Когда Лена уже запирала снаружи дверь номера, зазвонил телефон.

— Очень интересно, — удивился Майкл, — кто это может быть?

Это был шофер Саша. Он сказал, что стоит внизу, у администратора.

— Я думал, вы уже пообедали и готовы отправиться на экскурсию по городу. Но ничего, я подожду.

Лену слегка удивило такое рвение. Но потом она подумала, что парнишке не терпится подзаработать, а возможно, он боится, вдруг отобьют богатого клиента-иностранца.

— Да, ты подожди в холле. Возможно, нам придется поехать обедать куда-нибудь еще, если в этом ресторане не окажется вегетарианской еды.

— А что, твой профессор не ест мяса?

— И рыбы тоже.

— Да, сочувствую. Тяжело ему здесь придется. Ладно, если в гостиничном ресторане для него ничего нет, я придумаю, куда вас отвезти.

«На самом деле, мне очень повезло с этим Сашей, — подумала Лена, вешая трубку, — он наверняка знает, где находится Малая Пролетарская улица».

На Малой Пролетарской жила когда-то Раиса Даниловна Слепак. Возможно, она живет там и по сей день…

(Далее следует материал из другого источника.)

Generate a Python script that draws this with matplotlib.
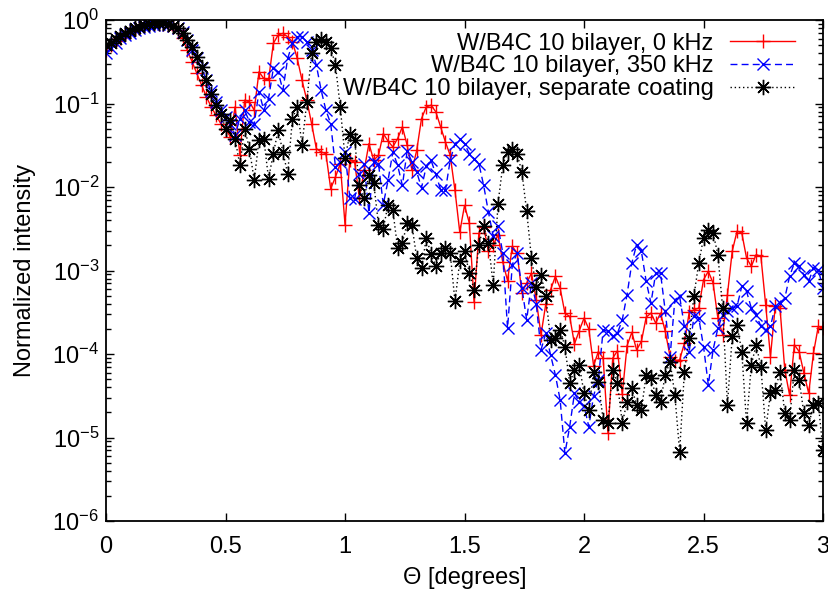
import numpy as np
import matplotlib
matplotlib.use("Agg")
import matplotlib.pyplot as plt
from matplotlib.ticker import FormatStrFormatter, LogLocator, LogFormatterSciNotation

plt.rcParams['font.family'] = ['Liberation Sans', 'DejaVu Sans']
plt.rcParams['mathtext.default'] = 'regular'
plt.rcParams['axes.unicode_minus'] = False

# angle grid (degrees), one reading every 0.02
theta = np.linspace(0, 3, 151)

# log10 of the normalized intensity
red_log = [
    -0.36, -0.30, -0.25, -0.21, -0.17, -0.14, -0.11, -0.09, -0.07, -0.06,
    -0.05, -0.05, -0.05, -0.06, -0.08, -0.12, -0.22, -0.36, -0.50, -0.64,
    -0.78, -0.92, -1.04, -1.14, -1.24, -1.30, -1.40, -1.04, -1.62, -0.96,
    -0.98, -1.08, -0.62, -0.70, -0.72, -0.28, -0.18, -0.16, -0.20, -0.26,
    -0.46, -0.72, -0.96, -1.24, -1.54, -1.58, -1.60, -2.02, -1.88, -1.72,
    -2.45, -1.68, -1.70, -2.13, -1.80, -1.48, -1.68, -1.62, -1.36, -1.45,
    -1.52, -1.42, -1.28, -1.50, -1.80, -1.56, -1.18, -1.04, -1.02, -1.10,
    -1.28, -1.46, -1.62, -2.04, -2.54, -2.22, -2.43, -3.38, -2.55, -2.48,
    -2.77, -2.70, -2.57, -2.90, -3.12, -2.71, -2.79, -3.27, -3.15, -3.03,
    -3.35, -3.77, -3.40, -3.23, -3.07, -3.21, -3.51, -3.55, -3.88, -3.72,
    -3.57, -3.70, -4.14, -3.97, -4.05, -4.94, -4.05, -3.96, -4.48, -3.90,
    -3.74, -3.95, -3.85, -3.56, -3.51, -3.63, -3.51, -3.73, -4.03, -4.08,
    -4.07, -3.87, -3.50, -3.47, -3.45, -3.11, -3.01, -3.15, -3.57, -3.77,
    -3.29, -2.77, -2.53, -2.55, -2.85, -2.95, -2.81, -2.83, -3.41, -4.03,
    -3.43, -3.45, -4.19, -4.49, -3.89, -3.97, -4.23, -4.47, -3.99, -3.67,
    -3.69,
]

blue_log = [
    -0.40, -0.33, -0.27, -0.22, -0.18, -0.15, -0.12, -0.10, -0.08, -0.07,
    -0.06, -0.05, -0.05, -0.06, -0.07, -0.09, -0.14, -0.24, -0.36, -0.46,
    -0.58, -0.72, -0.85, -0.98, -1.08, -1.16, -1.24, -1.38, -1.18, -1.08,
    -1.22, -1.24, -0.86, -1.08, -0.94, -0.58, -0.62, -0.84, -0.46, -0.28,
    -0.20, -0.20, -0.26, -0.36, -0.54, -0.84, -1.08, -1.24, -1.76, -1.70,
    -1.58, -2.13, -2.14, -1.85, -1.72, -2.31, -1.70, -1.72, -2.21, -1.92,
    -1.58, -1.74, -1.98, -1.57, -1.70, -1.82, -2.01, -1.75, -1.68, -1.85,
    -2.03, -2.04, -1.68, -1.48, -1.43, -1.48, -1.60, -1.66, -1.72, -1.98,
    -2.30, -2.59, -2.47, -2.79, -3.69, -2.93, -2.79, -3.21, -3.59, -3.15,
    -3.40, -3.95, -3.75, -4.01, -4.25, -4.55, -5.19, -4.87, -4.47, -4.57,
    -4.62, -4.87, -4.50, -4.31, -3.71, -3.73, -3.79, -3.75, -3.59, -3.29,
    -2.91, -2.69, -2.77, -3.13, -3.39, -3.03, -3.03, -3.49, -4.03, -3.35,
    -3.31, -3.67, -3.97, -3.55, -3.57, -3.91, -4.37, -3.95, -3.69, -3.53,
    -3.48, -3.45, -3.43, -3.19, -3.25, -3.45, -3.53, -3.67, -3.71, -3.67,
    -3.43, -3.39, -3.33, -3.07, -2.91, -2.95, -3.05, -3.13, -2.97, -2.99,
    -3.21,
]

black_log = [
    -0.30, -0.27, -0.23, -0.19, -0.16, -0.13, -0.10, -0.08, -0.06, -0.05,
    -0.04, -0.04, -0.04, -0.05, -0.07, -0.10, -0.16, -0.24, -0.32, -0.44,
    -0.56, -0.72, -0.88, -1.02, -1.12, -1.30, -1.20, -1.42, -1.74, -1.30,
    -1.54, -1.92, -1.44, -1.42, -1.90, -1.60, -1.32, -1.58, -1.84, -1.18,
    -1.04, -1.50, -0.98, -0.40, -0.26, -0.23, -0.26, -0.33, -0.54, -1.04,
    -1.65, -1.37, -1.44, -1.98, -2.13, -1.86, -1.95, -2.45, -2.50, -2.21,
    -2.28, -2.73, -2.67, -2.43, -2.46, -2.85, -2.97, -2.61, -2.80, -2.95,
    -2.79, -2.73, -2.79, -3.37, -2.89, -2.77, -3.03, -3.23, -2.69, -2.47,
    -2.67, -3.17, -2.20, -1.74, -1.58, -1.54, -1.60, -1.82, -2.29, -2.85,
    -3.20, -3.05, -3.31, -3.83, -3.81, -3.71, -3.91, -4.35, -4.19, -4.13,
    -4.47, -4.67, -4.21, -4.33, -4.79, -4.83, -4.19, -4.35, -4.83, -4.57,
    -4.41, -4.61, -4.67, -4.25, -4.29, -4.49, -4.57, -4.25, -4.09, -4.49,
    -5.17, -4.21, -3.81, -3.30, -2.91, -2.61, -2.51, -2.55, -2.81, -3.45,
    -4.61, -3.79, -3.65, -3.97, -4.83, -4.13, -3.89, -4.15, -4.91, -4.47,
    -4.43, -4.21, -4.71, -4.79, -4.19, -4.31, -4.71, -4.85, -4.61, -4.59,
    -5.15,
]

labels = ["W/B4C 10 bilayer, 0 kHz",
          "W/B4C 10 bilayer, 350 kHz",
          "W/B4C 10 bilayer, separate coating"]

x_ticks = [0, 0.5, 1, 1.5, 2, 2.5, 3]
y_ticks = [1e-6, 1e-5, 1e-4, 1e-3, 1e-2, 1e-1, 1]

fig = plt.figure(figsize=(8.29, 5.96), dpi=100)
ax = fig.add_axes([0.1279, 0.1258, 0.8649, 0.8406])

ax.plot(theta, 10 ** np.array(red_log), color='#ff0000', lw=1.0, ls='-',
        marker='+', ms=10, mew=1.0, label=labels[0])
ax.plot(theta, 10 ** np.array(blue_log), color='#0000ff', lw=1.0, ls=(0, (5, 3)),
        marker='x', ms=8, mew=1.0, label=labels[1])
ax.plot(theta, 10 ** np.array(black_log), color='black', lw=1.0, ls=(0, (1, 2)),
        marker=(8, 2, 0), ms=11, mew=1.0, label=labels[2])

ax.set_yscale('log')
ax.set_xlim(0, 3)
ax.set_ylim(1e-6, 1)
ax.set_xticks(x_ticks)
ax.xaxis.set_major_formatter(FormatStrFormatter('%g'))
ax.set_yticks(y_ticks)
ax.yaxis.set_major_formatter(LogFormatterSciNotation())
ax.yaxis.set_minor_locator(LogLocator(base=10, subs=np.arange(2, 10), numticks=20))

ax.tick_params(which='both', direction='in', top=True, right=True, labelsize=17)
ax.tick_params(which='major', length=6, width=1)
ax.tick_params(which='minor', length=3.5, width=1)
ax.tick_params(axis='x', pad=11)
ax.tick_params(axis='y', pad=5)
for s in ax.spines.values():
    s.set_linewidth(1.3)

ax.set_xlabel("Θ [degrees]", fontsize=17)
ax.set_ylabel("Normalized intensity", fontsize=17)
ax.xaxis.set_label_coords(0.5, -0.092)
ax.yaxis.set_label_coords(-0.097, 0.5)

leg = ax.legend(loc='upper right', bbox_to_anchor=(0.961, 0.975), frameon=False,
                markerfirst=False, fontsize=17, handlelength=2.75,
                handletextpad=0.7, labelspacing=0.03, borderpad=0,
                borderaxespad=0)

fig.savefig("out.png", dpi=100)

Гостиничный ресторан оказался вполне приличным. Скатерти на столах были белыми, официантки — вежливыми и улыбчивыми. Правда, вегетарианскими оказались только овощные закуски и жареная картошка.

— Есть еще блины со сметаной, специально к масленице, — сообщила официантка, — возьмите для иностранца, очень советую. И сами попробуйте.

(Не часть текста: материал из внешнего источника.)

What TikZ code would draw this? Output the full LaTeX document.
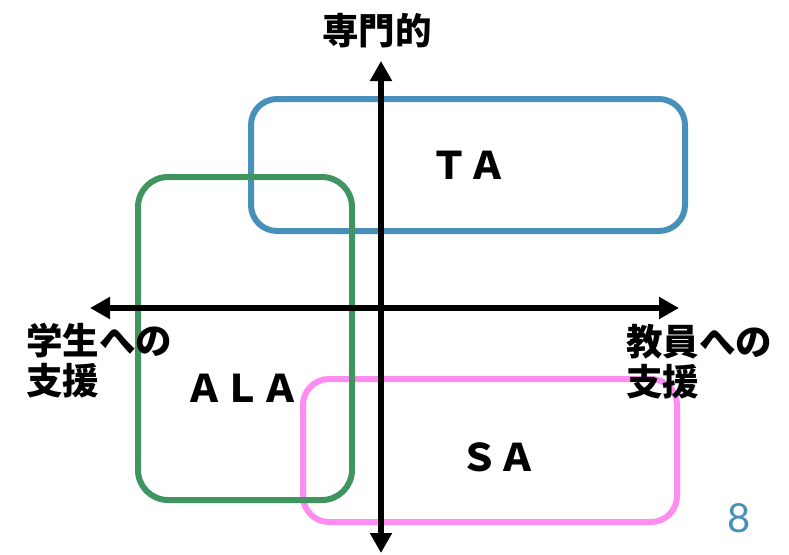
\documentclass[tikz,border=0pt]{standalone}
\usepackage{fontspec}
\newfontfamily\cjk{Noto Sans CJK JP}
\newfontfamily\numfont{Lato}
\usetikzlibrary{arrows.meta}
\definecolor{tablue}{RGB}{72,144,186}
\definecolor{alagreen}{RGB}{64,148,96}
\definecolor{sapink}{RGB}{255,140,240}
\definecolor{pagenum}{RGB}{72,144,186}
\tikzset{
  region/.style={draw, line width=6pt, rounded corners=26pt, inner sep=0pt, outer sep=0pt},
  axis/.style={line width=6pt, {Triangle[length=20pt,width=21pt]}-{Triangle[length=20pt,width=21pt]}},
  lbl/.style={font=\cjk\bfseries\fontsize{36.5}{40}\selectfont, inner sep=0pt},
  boxlbl/.style={font=\cjk\bfseries\fontsize{38}{40}\selectfont, inner sep=0pt}
}
\begin{document}
\begin{tikzpicture}[x=1pt,y=-1pt]
\useasboundingbox (0,0) rectangle (789,554);
% regions
\node[region, draw=tablue, minimum width=434pt, minimum height=132pt, boxlbl] (ta) at (468,165) {ＴＡ};
\node[region, draw=sapink, minimum width=374pt, minimum height=143pt] (sa) at (490,450.5) {};
\node[region, draw=alagreen, minimum width=214pt, minimum height=323pt, rounded corners=30pt] (ala) at (245,338.5) {};
\node[boxlbl] (alatext) at (242,388) {ＡＬＡ};
\node[boxlbl] (satext) at (498,457) {ＳＡ};
% axes
\coordinate (left) at (90,308);
\coordinate (right) at (679,308);
\coordinate (top) at (381,61);
\coordinate (bottom) at (381,553);
\draw[axis] (left) -- (right);
\draw[axis] (bottom) -- (top);
% labels
\node[lbl] (spec) at (377,31) {専門的};
\node[lbl, anchor=west, align=left] (student) at (26,361) {学生への\\支援};
\node[lbl, anchor=west, align=left] (teacher) at (626,362) {教員への\\支援};
\node[font=\numfont\fontsize{40}{40}\selectfont, text=pagenum, inner sep=0pt] (page) at (739,518) {8};
\end{tikzpicture}
\end{document}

Блинов она принесла такую гору, что Майкл всплеснул руками.

— Я читал, что на масленицу русские купцы умирали от обжорства! Если мы все это съедим, нам обеспечен заворот кишок. Послушай, ты сказала, тот парень, шофер, сидит в холле. Позови его, будь добра. Пусть поможет нам осилить эту гору.

Саша сидел в кресле и рассеянно листал журналы, разложенные на столе.

— Привет еще раз! — обрадовался он. — Уже пообедали?

— Нет, только начали. Майкл приглашает тебя в ресторан на блины.

— Спасибо. Я сегодня только завтракал, но это было давно и не правда.

Возвращаясь в зал вместе с Сашей, Лена вдруг спиной почувствовала чей-то пристальный взгляд. Оглянувшись, она заметила молодого усатого бармена, который протирал бокалы за своей стойкой. Встретившись с Леной глазами, он тут же отвернулся и стал надраивать тонкое стекло с такой яростью что бокал не выдержал и треснул в его руках.